:: Stated problem ::
Skip all pictures, then copy the lines from the start of the data through the line with "49.5, 50.3, 51.1, 51.9, 52.7, 53.4, 54.2, 55.0, 57.1, 69.3]", keeping both ends.

:: Source material ::
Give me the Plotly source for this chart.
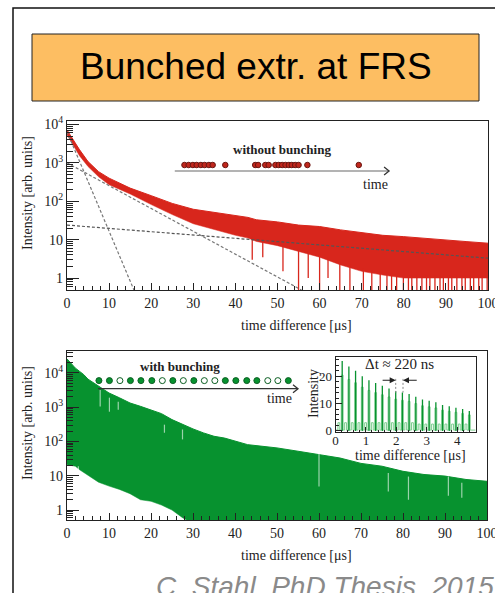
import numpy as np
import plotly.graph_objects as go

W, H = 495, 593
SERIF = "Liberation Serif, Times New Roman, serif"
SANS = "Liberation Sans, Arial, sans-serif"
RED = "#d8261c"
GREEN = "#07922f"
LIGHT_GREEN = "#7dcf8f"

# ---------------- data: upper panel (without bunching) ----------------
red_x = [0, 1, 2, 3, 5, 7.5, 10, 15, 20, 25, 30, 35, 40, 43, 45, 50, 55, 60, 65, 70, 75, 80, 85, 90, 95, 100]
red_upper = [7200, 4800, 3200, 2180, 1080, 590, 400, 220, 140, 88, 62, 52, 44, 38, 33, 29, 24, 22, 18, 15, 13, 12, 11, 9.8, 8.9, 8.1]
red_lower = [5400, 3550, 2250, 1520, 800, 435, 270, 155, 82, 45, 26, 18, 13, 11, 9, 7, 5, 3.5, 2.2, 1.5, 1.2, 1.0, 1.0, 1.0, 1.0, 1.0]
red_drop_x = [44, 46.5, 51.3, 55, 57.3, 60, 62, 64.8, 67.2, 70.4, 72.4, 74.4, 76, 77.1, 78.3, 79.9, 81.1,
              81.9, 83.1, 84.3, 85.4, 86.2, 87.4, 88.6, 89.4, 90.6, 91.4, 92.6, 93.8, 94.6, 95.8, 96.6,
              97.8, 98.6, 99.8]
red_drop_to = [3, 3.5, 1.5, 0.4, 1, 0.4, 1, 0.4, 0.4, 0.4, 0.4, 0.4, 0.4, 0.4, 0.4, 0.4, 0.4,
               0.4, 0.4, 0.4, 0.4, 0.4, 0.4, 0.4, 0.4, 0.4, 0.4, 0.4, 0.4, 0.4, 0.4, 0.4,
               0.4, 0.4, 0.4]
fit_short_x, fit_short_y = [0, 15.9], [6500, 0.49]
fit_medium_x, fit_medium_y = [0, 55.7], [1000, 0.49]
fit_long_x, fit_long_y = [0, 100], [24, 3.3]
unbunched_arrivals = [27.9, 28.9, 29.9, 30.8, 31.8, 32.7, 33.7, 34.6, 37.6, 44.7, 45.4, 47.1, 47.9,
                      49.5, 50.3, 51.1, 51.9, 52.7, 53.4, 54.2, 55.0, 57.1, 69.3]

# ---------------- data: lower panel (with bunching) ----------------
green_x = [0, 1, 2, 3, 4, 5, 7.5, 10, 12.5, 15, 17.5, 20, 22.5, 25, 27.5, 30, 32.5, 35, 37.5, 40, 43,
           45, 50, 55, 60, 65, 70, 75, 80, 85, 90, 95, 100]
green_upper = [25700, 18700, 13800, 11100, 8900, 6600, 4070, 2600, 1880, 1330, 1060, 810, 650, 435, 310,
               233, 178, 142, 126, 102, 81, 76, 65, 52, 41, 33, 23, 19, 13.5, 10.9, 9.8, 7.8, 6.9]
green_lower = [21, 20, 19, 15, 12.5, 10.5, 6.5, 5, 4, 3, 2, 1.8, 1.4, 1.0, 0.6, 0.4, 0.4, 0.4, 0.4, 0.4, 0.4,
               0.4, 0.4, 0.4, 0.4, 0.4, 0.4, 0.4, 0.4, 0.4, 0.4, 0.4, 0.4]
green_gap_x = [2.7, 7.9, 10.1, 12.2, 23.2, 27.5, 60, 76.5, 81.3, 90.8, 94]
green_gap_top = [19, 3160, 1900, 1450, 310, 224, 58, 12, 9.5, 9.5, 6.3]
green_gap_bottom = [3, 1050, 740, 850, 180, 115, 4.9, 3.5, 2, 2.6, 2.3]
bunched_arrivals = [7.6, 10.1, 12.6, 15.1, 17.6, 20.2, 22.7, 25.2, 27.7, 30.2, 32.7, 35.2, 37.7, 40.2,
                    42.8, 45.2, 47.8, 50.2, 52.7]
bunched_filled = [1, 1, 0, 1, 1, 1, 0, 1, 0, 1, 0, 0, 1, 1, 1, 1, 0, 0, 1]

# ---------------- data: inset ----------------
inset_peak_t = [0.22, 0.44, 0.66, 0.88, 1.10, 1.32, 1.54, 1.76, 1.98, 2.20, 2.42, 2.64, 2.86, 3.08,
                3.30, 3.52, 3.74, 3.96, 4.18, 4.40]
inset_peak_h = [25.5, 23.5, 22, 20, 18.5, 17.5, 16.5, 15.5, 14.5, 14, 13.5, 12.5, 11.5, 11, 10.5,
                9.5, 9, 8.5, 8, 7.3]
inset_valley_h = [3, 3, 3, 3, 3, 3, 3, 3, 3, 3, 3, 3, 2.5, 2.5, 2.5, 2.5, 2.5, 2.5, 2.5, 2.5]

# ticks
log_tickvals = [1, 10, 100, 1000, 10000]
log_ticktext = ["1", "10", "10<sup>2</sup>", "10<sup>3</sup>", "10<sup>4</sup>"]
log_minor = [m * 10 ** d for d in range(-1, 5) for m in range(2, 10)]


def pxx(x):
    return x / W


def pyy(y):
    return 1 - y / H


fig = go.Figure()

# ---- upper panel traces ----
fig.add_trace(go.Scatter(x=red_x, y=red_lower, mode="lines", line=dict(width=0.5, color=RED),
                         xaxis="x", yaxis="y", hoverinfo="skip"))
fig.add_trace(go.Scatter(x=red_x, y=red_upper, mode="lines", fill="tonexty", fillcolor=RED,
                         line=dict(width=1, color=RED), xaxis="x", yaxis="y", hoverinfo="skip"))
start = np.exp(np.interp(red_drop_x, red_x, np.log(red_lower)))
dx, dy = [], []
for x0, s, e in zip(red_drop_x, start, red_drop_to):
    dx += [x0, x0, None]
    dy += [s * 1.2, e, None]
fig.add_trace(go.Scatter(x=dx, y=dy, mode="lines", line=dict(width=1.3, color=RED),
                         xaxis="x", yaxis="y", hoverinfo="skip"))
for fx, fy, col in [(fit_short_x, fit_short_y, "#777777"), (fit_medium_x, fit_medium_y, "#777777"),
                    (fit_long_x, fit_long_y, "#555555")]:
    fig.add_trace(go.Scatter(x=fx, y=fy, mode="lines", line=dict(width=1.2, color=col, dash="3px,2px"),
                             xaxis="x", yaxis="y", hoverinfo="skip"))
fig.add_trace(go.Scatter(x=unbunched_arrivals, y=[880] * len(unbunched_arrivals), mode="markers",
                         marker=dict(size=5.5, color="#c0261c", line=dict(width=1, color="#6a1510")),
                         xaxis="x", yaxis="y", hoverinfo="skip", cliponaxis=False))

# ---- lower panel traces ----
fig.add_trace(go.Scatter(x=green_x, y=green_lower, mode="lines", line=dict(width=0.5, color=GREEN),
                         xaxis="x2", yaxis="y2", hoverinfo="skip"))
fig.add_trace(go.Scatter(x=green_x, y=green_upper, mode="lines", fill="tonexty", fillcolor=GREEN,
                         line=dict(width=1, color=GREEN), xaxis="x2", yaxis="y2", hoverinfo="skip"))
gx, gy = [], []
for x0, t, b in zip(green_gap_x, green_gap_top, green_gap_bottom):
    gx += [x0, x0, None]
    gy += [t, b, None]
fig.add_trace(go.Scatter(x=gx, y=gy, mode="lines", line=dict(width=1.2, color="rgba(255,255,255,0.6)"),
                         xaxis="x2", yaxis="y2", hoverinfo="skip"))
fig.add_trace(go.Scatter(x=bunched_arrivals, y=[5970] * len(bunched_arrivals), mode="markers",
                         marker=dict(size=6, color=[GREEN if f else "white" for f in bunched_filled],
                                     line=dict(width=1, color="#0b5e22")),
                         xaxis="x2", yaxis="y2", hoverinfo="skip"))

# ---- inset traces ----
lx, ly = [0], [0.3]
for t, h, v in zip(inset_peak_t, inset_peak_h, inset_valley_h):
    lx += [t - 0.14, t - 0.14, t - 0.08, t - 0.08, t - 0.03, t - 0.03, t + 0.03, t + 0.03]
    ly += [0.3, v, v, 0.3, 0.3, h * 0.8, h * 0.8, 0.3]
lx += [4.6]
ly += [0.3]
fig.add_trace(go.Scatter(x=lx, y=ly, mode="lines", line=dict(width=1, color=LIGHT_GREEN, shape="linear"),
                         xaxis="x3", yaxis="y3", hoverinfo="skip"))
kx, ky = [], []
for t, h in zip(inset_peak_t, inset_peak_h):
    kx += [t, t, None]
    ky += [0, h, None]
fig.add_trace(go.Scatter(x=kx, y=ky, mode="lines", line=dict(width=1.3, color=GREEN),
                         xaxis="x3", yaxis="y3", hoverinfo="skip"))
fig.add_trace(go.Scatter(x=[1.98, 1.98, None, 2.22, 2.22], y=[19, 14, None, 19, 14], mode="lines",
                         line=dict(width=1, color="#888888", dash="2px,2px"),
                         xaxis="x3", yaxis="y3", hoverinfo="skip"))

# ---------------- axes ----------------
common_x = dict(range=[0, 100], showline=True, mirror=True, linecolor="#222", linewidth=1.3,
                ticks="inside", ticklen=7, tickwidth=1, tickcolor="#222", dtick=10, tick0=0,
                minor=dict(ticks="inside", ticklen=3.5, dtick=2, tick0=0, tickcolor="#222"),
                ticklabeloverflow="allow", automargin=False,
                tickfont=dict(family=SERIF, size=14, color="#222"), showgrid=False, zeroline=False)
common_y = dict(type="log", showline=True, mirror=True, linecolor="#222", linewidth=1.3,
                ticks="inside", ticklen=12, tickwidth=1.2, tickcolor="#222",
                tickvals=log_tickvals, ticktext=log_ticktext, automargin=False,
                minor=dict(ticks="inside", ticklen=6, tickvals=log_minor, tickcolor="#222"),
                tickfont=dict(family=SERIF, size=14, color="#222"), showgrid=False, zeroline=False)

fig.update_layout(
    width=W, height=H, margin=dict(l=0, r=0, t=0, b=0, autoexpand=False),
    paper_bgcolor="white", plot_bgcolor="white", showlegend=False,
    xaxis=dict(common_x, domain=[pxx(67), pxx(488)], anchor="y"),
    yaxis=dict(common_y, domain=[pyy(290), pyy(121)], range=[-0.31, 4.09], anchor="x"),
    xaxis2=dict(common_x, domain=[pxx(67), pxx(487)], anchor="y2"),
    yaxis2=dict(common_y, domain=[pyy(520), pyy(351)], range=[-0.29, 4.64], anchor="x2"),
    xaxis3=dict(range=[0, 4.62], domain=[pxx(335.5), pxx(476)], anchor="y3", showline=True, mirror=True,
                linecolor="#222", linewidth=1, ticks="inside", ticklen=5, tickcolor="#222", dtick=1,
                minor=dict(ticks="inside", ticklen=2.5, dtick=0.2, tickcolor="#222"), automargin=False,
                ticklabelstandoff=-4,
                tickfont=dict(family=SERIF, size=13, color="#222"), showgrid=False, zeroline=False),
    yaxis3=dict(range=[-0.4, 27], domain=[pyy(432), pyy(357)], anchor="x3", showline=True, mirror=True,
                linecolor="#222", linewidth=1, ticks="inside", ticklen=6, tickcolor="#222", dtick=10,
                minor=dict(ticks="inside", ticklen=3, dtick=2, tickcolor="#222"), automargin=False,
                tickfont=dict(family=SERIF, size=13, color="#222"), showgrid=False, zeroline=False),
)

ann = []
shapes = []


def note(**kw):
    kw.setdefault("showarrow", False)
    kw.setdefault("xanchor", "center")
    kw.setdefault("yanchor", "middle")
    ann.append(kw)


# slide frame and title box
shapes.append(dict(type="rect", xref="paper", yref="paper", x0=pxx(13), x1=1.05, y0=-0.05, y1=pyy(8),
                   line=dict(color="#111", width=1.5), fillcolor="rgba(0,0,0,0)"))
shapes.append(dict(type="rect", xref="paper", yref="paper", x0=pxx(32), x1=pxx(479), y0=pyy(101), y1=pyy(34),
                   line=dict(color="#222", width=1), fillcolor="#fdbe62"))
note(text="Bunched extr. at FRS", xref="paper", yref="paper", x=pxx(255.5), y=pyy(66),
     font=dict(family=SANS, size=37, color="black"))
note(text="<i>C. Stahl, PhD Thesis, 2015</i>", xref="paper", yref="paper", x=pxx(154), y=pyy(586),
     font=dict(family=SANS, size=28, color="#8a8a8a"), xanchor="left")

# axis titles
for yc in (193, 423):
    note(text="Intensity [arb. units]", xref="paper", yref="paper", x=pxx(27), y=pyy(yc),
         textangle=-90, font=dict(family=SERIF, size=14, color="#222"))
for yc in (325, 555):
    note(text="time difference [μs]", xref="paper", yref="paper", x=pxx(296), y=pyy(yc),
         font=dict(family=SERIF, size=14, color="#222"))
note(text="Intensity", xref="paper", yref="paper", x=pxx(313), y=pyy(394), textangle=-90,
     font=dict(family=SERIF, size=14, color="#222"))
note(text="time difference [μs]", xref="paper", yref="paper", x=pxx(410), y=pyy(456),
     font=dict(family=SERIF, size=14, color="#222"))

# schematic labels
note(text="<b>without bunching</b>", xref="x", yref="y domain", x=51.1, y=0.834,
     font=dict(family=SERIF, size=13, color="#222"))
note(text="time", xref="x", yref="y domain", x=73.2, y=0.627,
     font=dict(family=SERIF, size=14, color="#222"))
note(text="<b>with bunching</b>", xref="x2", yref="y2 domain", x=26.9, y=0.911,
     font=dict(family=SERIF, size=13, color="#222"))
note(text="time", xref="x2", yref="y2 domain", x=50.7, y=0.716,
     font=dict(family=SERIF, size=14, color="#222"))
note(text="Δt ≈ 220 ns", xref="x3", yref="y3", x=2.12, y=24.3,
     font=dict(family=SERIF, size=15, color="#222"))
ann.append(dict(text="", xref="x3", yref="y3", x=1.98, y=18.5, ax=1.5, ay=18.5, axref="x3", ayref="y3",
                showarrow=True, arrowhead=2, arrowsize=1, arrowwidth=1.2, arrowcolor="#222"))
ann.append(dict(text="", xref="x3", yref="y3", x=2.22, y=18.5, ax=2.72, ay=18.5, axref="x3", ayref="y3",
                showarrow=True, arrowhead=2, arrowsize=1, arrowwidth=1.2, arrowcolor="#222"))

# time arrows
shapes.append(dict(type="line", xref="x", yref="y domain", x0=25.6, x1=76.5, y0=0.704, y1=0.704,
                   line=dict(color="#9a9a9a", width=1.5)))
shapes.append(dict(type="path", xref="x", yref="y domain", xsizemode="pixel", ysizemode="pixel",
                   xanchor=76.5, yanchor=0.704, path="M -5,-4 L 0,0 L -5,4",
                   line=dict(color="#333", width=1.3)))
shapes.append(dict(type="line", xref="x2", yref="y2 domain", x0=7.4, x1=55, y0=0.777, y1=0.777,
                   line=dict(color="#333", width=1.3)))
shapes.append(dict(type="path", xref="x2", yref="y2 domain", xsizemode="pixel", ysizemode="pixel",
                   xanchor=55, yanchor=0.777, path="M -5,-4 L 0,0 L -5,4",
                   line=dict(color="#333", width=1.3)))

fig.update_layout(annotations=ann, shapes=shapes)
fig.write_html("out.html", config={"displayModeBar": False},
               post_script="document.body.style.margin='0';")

:: Reply to the task ::
Give me the Plotly source for this chart.
import numpy as np
import plotly.graph_objects as go

W, H = 495, 593
SERIF = "Liberation Serif, Times New Roman, serif"
SANS = "Liberation Sans, Arial, sans-serif"
RED = "#d8261c"
GREEN = "#07922f"
LIGHT_GREEN = "#7dcf8f"

# ---------------- data: upper panel (without bunching) ----------------
red_x = [0, 1, 2, 3, 5, 7.5, 10, 15, 20, 25, 30, 35, 40, 43, 45, 50, 55, 60, 65, 70, 75, 80, 85, 90, 95, 100]
red_upper = [7200, 4800, 3200, 2180, 1080, 590, 400, 220, 140, 88, 62, 52, 44, 38, 33, 29, 24, 22, 18, 15, 13, 12, 11, 9.8, 8.9, 8.1]
red_lower = [5400, 3550, 2250, 1520, 800, 435, 270, 155, 82, 45, 26, 18, 13, 11, 9, 7, 5, 3.5, 2.2, 1.5, 1.2, 1.0, 1.0, 1.0, 1.0, 1.0]
red_drop_x = [44, 46.5, 51.3, 55, 57.3, 60, 62, 64.8, 67.2, 70.4, 72.4, 74.4, 76, 77.1, 78.3, 79.9, 81.1,
              81.9, 83.1, 84.3, 85.4, 86.2, 87.4, 88.6, 89.4, 90.6, 91.4, 92.6, 93.8, 94.6, 95.8, 96.6,
              97.8, 98.6, 99.8]
red_drop_to = [3, 3.5, 1.5, 0.4, 1, 0.4, 1, 0.4, 0.4, 0.4, 0.4, 0.4, 0.4, 0.4, 0.4, 0.4, 0.4,
               0.4, 0.4, 0.4, 0.4, 0.4, 0.4, 0.4, 0.4, 0.4, 0.4, 0.4, 0.4, 0.4, 0.4, 0.4,
               0.4, 0.4, 0.4]
fit_short_x, fit_short_y = [0, 15.9], [6500, 0.49]
fit_medium_x, fit_medium_y = [0, 55.7], [1000, 0.49]
fit_long_x, fit_long_y = [0, 100], [24, 3.3]
unbunched_arrivals = [27.9, 28.9, 29.9, 30.8, 31.8, 32.7, 33.7, 34.6, 37.6, 44.7, 45.4, 47.1, 47.9,
                      49.5, 50.3, 51.1, 51.9, 52.7, 53.4, 54.2, 55.0, 57.1, 69.3]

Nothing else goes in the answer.